Makah Tribe wins major step toward resuming whaling off Washington

An administrative law judge has recommended that a Native American tribe in Washington state once again be allowed to hunt gray whales — a major step in its decades-long effort to resume the ancient practice.

"This is a testament to what we’ve been saying all these years: that we’re doing everything we can to show we’re moving forward responsibly," Patrick DePoe, vice chairman of the Makah Tribe on the remote northwestern tip of the Olympic Peninsula, said Friday. "We’re not doing this for commercial reasons. We’re doing it for spiritual and cultural reasons."

DePoe was in high school in the late 1990s when the Makah were last allowed to hunt whales — occasions that drew angry protests from animal rights activists, who sometimes threw smoke bombs at the whalers and sprayed fire extinguishers into their faces.

Since then, the tribe’s attempts have been tied up in legal challenges and scientific review. A federal appeals court ruled in 2002 that the Makah needed a waiver under the Marine Mammal Protection Act; the tribe applied for one in 2005 but still hasn’t received one.
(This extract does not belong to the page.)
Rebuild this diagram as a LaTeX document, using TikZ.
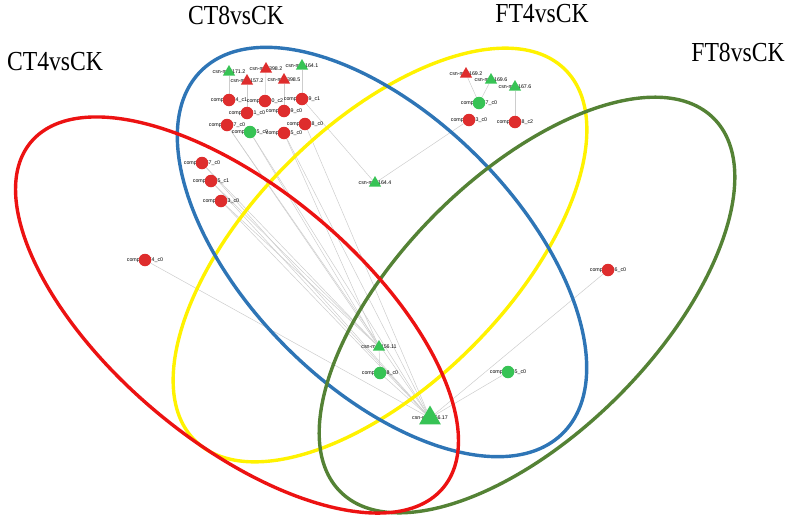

On Thursday, nearly two years after he presided over a hearing on NOAA Fisheries’ proposal to approve the waiver, administrative law judge George Jordan issued his 156-page recommendation to the U.S. Department of Commerce, finding that the tribal hunts would have no effect on the healthy overall population of the whales.

The recommendation, along with a public comment period and further environmental analysis, will inform the department’s final decision, though no timeline for that has been set.

As proposed, the waiver would allow the tribe to land up to 20 Eastern North Pacific gray whales over 10 years, with hunts timed to minimize the already low chances of the hunters accidentally harpooning an endangered Western North Pacific gray whale.

While Jordan found the waiver’s issuance appropriate, he also recommended additional restrictions that could drastically cut the number of whales the tribe kills — perhaps as low as five whales over the decade-long waiver period. DePoe said the tribe is reviewing that recommendation but called it a potential source of frustration and further discussion.

The tribe hopes to use the whales for food and to make handicrafts, artwork and tools they can sell.

RELATED: After 20 years, Washington tribe hopes to hunt whales again

The Sea Shepherd Conservation Society and Animal Welfare Institute oppose the hunts. They argued that NOAA’s environmental review has been inadequate, that the Marine Mammal Protection Act may have voided the tribe’s treaty right, and that the tribe cannot claim a subsistence or cultural need to hunt after so many decades.

The Sea Shepherd Conservation Society said in an email Friday it was reviewing the decision and had no immediate comment. The Animal Welfare Institute did not respond to an email seeking comment.

Evidence presented to the government showed that the Makah, who now number about 1,500 members, have hunted whales for more than 2,700 years. The tribe’s 1855 treaty with the U.S. reserved the "right of taking fish and of whaling or sealing at usual and accustomed grounds."

The Makah continued whaling until the 1920s, when they gave it up because commercial whaling had devastated gray whale populations. The whale population rebounded in the eastern Pacific Ocean by 1994 — it’s now estimated at 27,000 — and they were removed from the endangered species list.

The Makah trained for months in the ancient ways of whaling and received the blessing of federal officials and the International Whaling Commission. They took to the water in 1998 but didn’t succeed until the next year, when they harpooned a gray whale from a hand-carved cedar canoe. A tribal member in a motorized support boat killed it with a high-powered rifle to minimize its suffering.

DePoe was on a canoe that greeted the returning whalers as they towed in the whale, and his high school shop class worked to clean the bones and reassemble the skeleton, which hangs in a tribal museum.

"The connection between us and the whales is strong," he said. "Tribes across the Northwest have always considered ourselves stewards of the land, stewards of the animals. We’re not trying to do anything that is going to add to the depletion of these resources."